Children learn the finer points of art and nature
Every year, sandhill cranes fly over the campus of Grizzly Hill School, passing over the San Juan Ridge as they head south from breeding regions in Alaska and elsewhere.
It’s also not uncommon for red-tailed hawks to swoop overhead, searching for rabbits, snakes, lizards or rodents native to the area northeast of Nevada City.
These and other birds have fascinated Diana Pasquini for years, so much so that she worked for two years to ensure that the birds’ presence would always be felt, whether they were flying above the school or not.
The end result is a bas-relief campus mural created by some of Grizzly Hill’s youngest students, depicting a dozen varieties of birds that call San Juan Ridge home for at least part of the year.
The project, funded by a variety of arts grants, began in 2001 as students in kindergarten, first and second grades roamed the area near campus, keeping field journals on the birds’ feeding habits, their mannerisms, habitat and physical adaptation.
During the course of the project, the students learned much about the birds and their time spent near the wooded campus. For example, cliff swallows live under eaves at Oak Tree School.
“We hope this project shows that if people love their community, they will take care of the land,” said Pasquini, an art instructor at the school.
The 112-tile mural, “Birds of the San Juan Ridge,” will be unveiled tonight at 6:30 p.m. as part of Grizzly Hill School’s back-to-school night.
The mural combines practical and artistic elements, Pasquini said.
“It’s not extracurricular,” she said. “A kid cannot produce this kind of work without understanding science.”
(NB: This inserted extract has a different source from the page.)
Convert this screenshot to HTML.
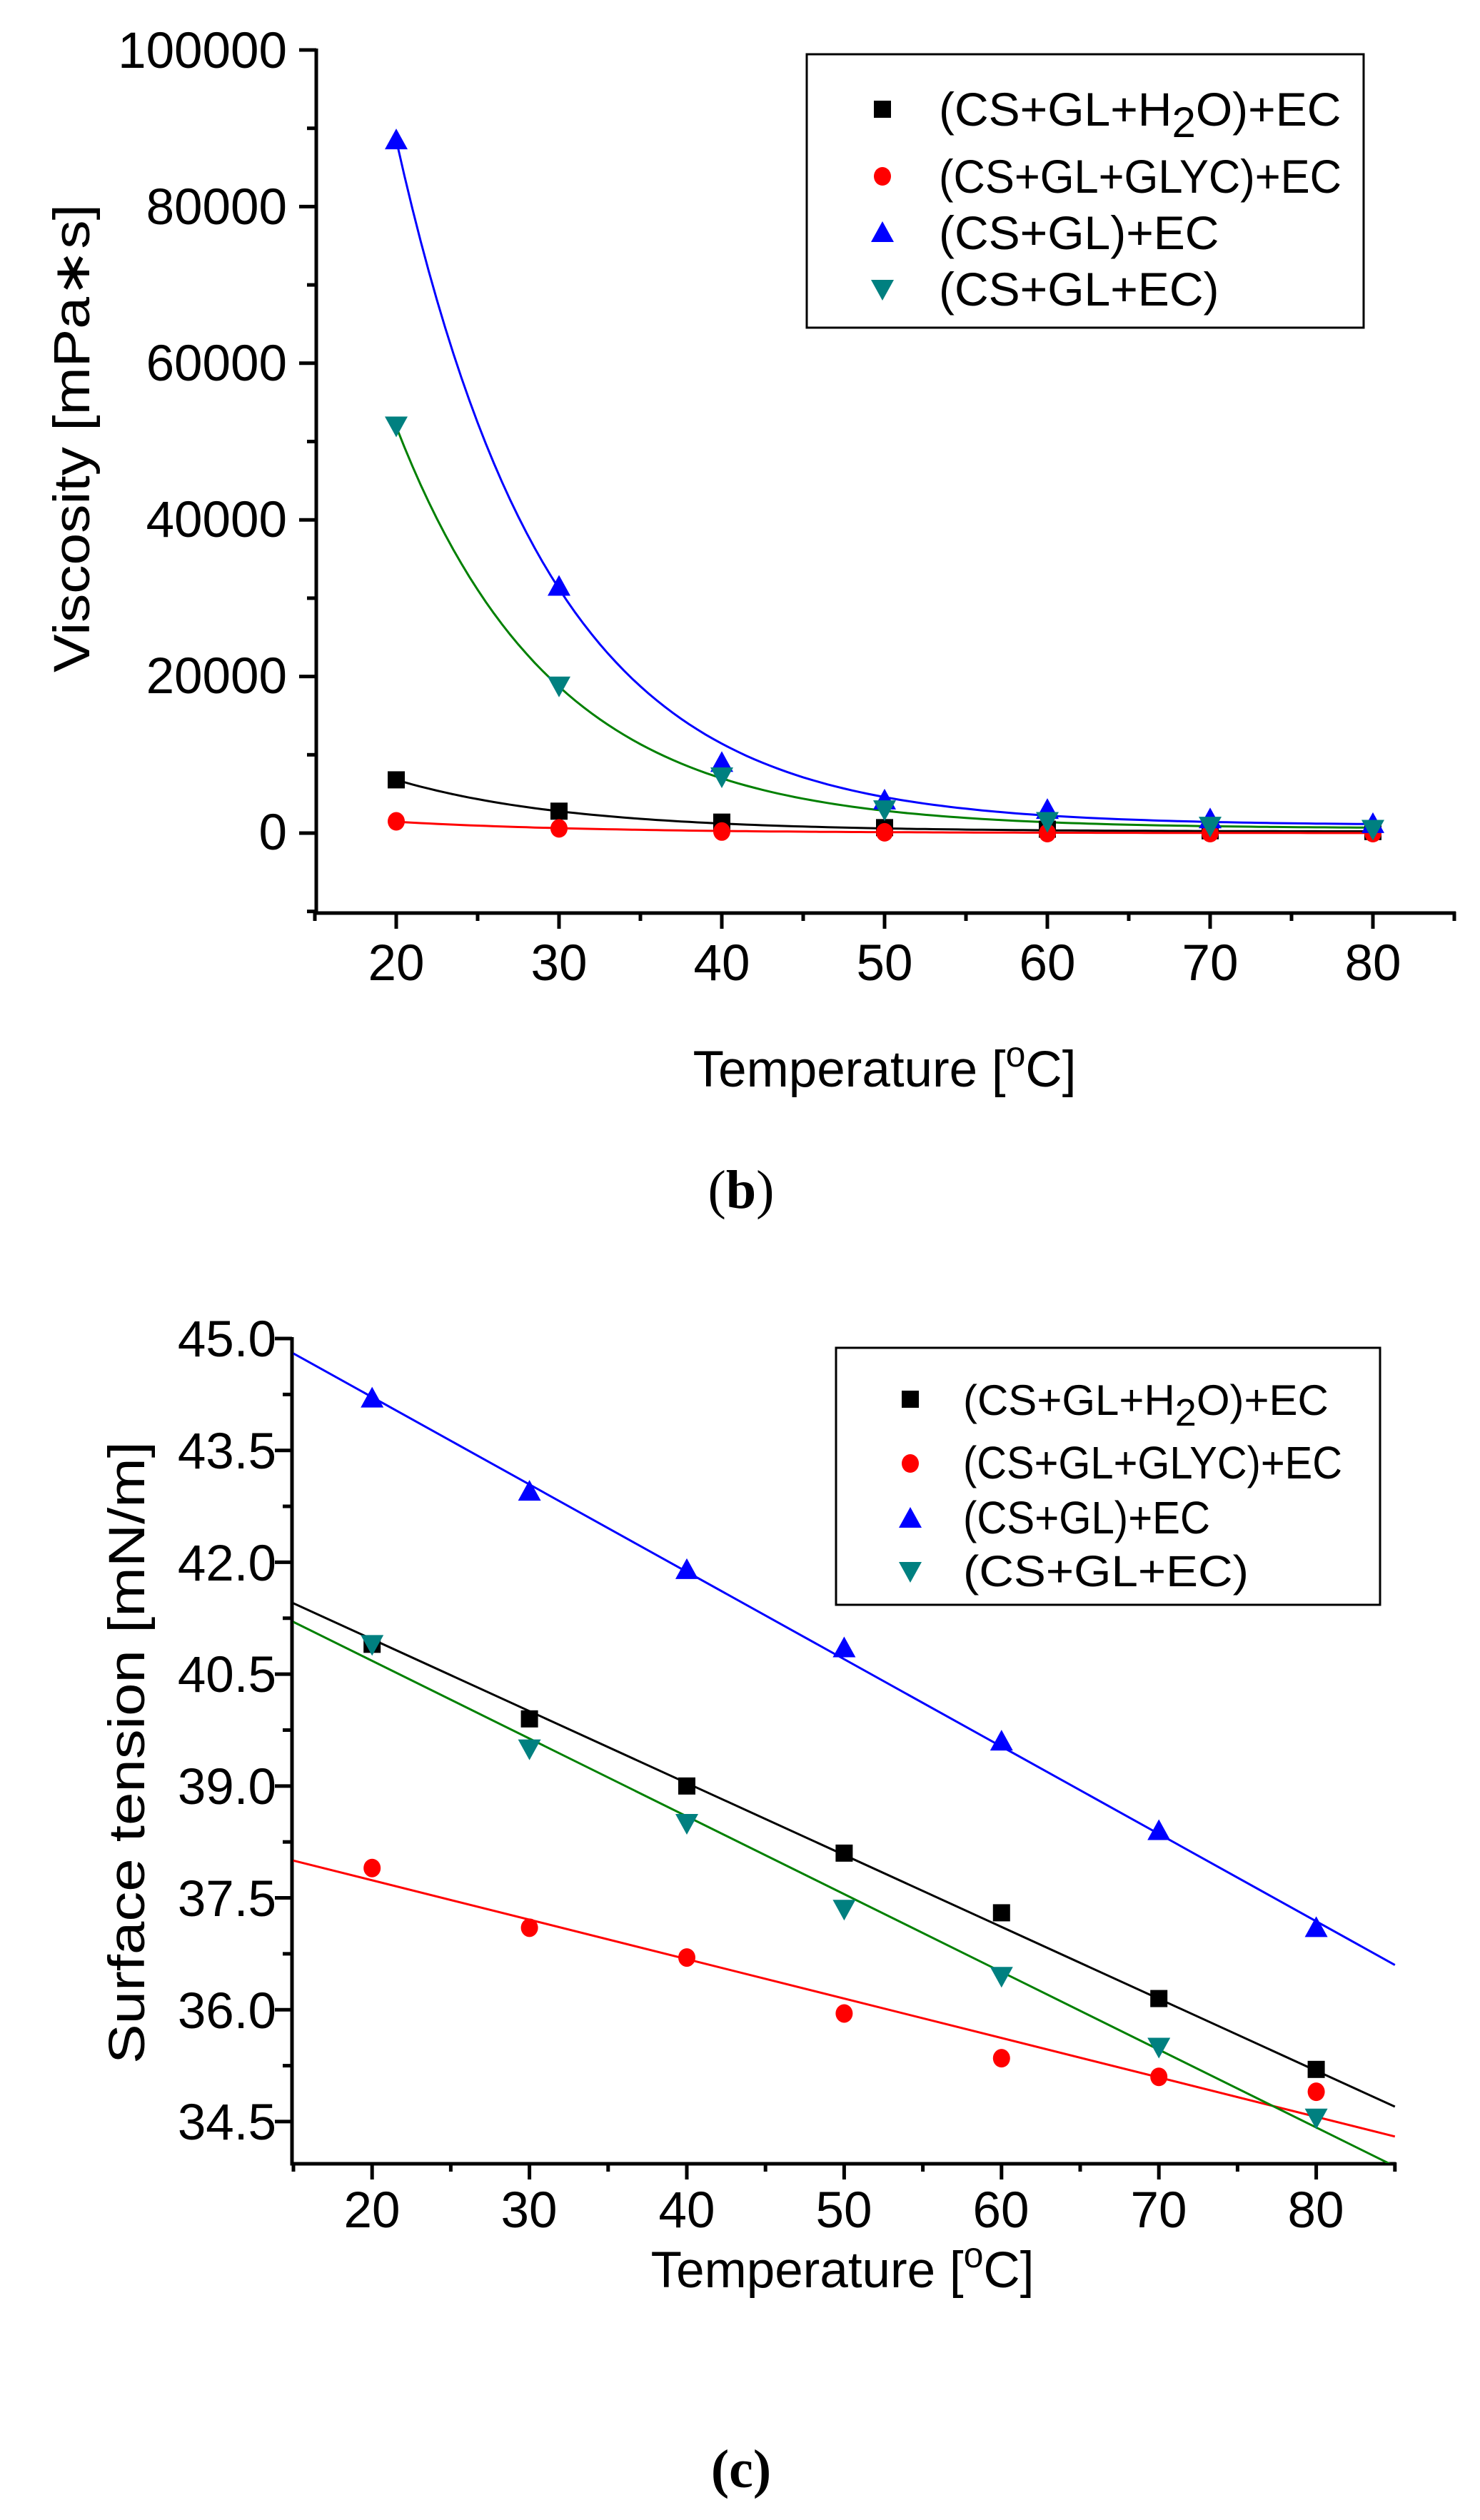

Dillon Hayden, 9, sculpted a heron on the mural as a third-grade student last year.
“I know I’ve seen these birds around Bullard’s Bar,” said Dillon. “When you like something so much, it’s like fun, not hard.”
Kym Coffin, 8, painted a woodpecker native to the area.
“We could hear them outside as we were learning about them in class. I’ve seen lots of them around,” she said.
The children used plastic knives and forks to mold the figures before they were fired in an oven.
Nancy Lorenz, who retired last year after spending her final year teaching the children the finer points of art and nature, said it wasn’t hard to get the children interested.
“Even my rough-and-tumble sporty boys got into it,” she said, “especially when it came to glazing the tiles. I’m very proud of all these children.”